Главная / КУЛЬТУРА / ТЕАТР / Илья Абель | Псевдогероическая и спорная музыкальная инициатива

Илья Абель | Псевдогероическая и спорная музыкальная инициатива

Опера в двух действиях «Пассажирка» Моисея Вайнберга, в сценическом варианте поставленная в Московском театре «Новая Опера» имени Е.В.Колобова  через десять лет после смерти ее автора, советского композитора трагической судьбы, не могла не стать событием культурной жизни российской столицы. Скажем больше, несмотря на трагическое содержание и во многом авангардную, непростую для восприятия партитуру, она же является теперь событием модным (достаточно посмотреть на очередь из десятков зрителей, которые выстраиваются к администратору, чтобы получить пропуск или приглашение на спектакль, чтобы ощутить то, что «Пассажирку» посмотреть теперь считается хорошим тоном светской жизни.)

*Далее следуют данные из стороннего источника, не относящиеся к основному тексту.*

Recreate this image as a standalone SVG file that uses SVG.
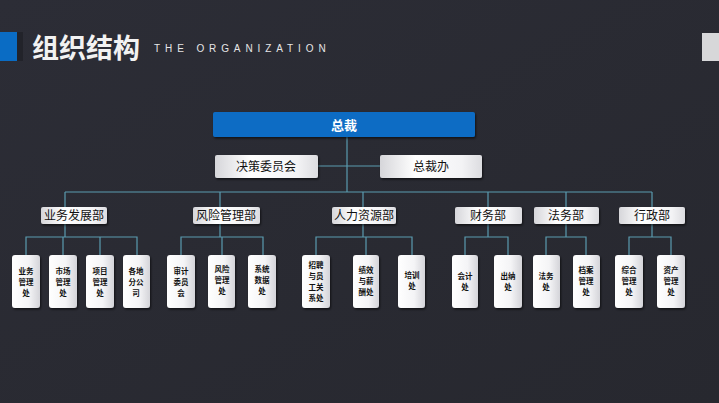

Премьера оперы прошла в конце января нынешнего года, будучи приуроченной к Международному Дню памяти жертв Холокоста, я пятый премьерный спектакль отнюдь не случайно намечен на 22 июня 2017 года, на день начала Великой отечественной войны.

Впечатляет и список тех, что оказывал содействие тому, чтобы спектакль появился на московской сцене. Достаточно указать хотя бы Российский еврейский конгресс (РЕК), «Джойнт», ряд известных фондов, а также федеральные телеканалы «Россия 1» и «Россия Культура». В этой же связи следует назвать и режиссера-постановщика «Пассажирки» Сергея Широкова, который на российском телевидении делает развлекательные программы, а также модельера Игоря Чапурина, в чьих костюмах играют участники постановки данной оперы.

Отдельно в программке выделено имя отечественного певца и общественного деятеля Иосифа Кобзона, народного артиста СССР, при поддержке которого, как сказано, создан спектакль «Пассажирка». Вероятно, ситуацию в ее изначальном виде можно представить таким образом: Сергей Широков обсуждал с Иосифом Кобзоном постановку «Пассажирки» как культурный проект, получил поддержку в широком смысле слова. В результате успешно и благополучно был создан премьерный продукт, прошедший на сцене «Новой Оперы». (Насколько серьезно шла подготовка спектакля можно судить и потому, что отдельно указаны репетиторы по немецкому, французскому, чешскому языку, идишу тоже в ряду других. При том, что для «Новой Оперы» практически норма исполнять оперы на языке оригинала.)

В результате совместных усилий, среди чего в первую очередь следует отметить работу  музыкального руководителя постановки Яна Латам-Кёнига, получилось эффектное зрелище, где наряду с обычными сценическими эффектами, вроде подъема декораций из пространства под сценой, используется и верхняя часть сцены, как экран, на котором демонстрируются специально снятые сюжеты, непосредственно сделанные в контексте драматургии либретто (Ю. Медведев при участии Ю.Лукина по одноименной повести Зофьи Посмыш).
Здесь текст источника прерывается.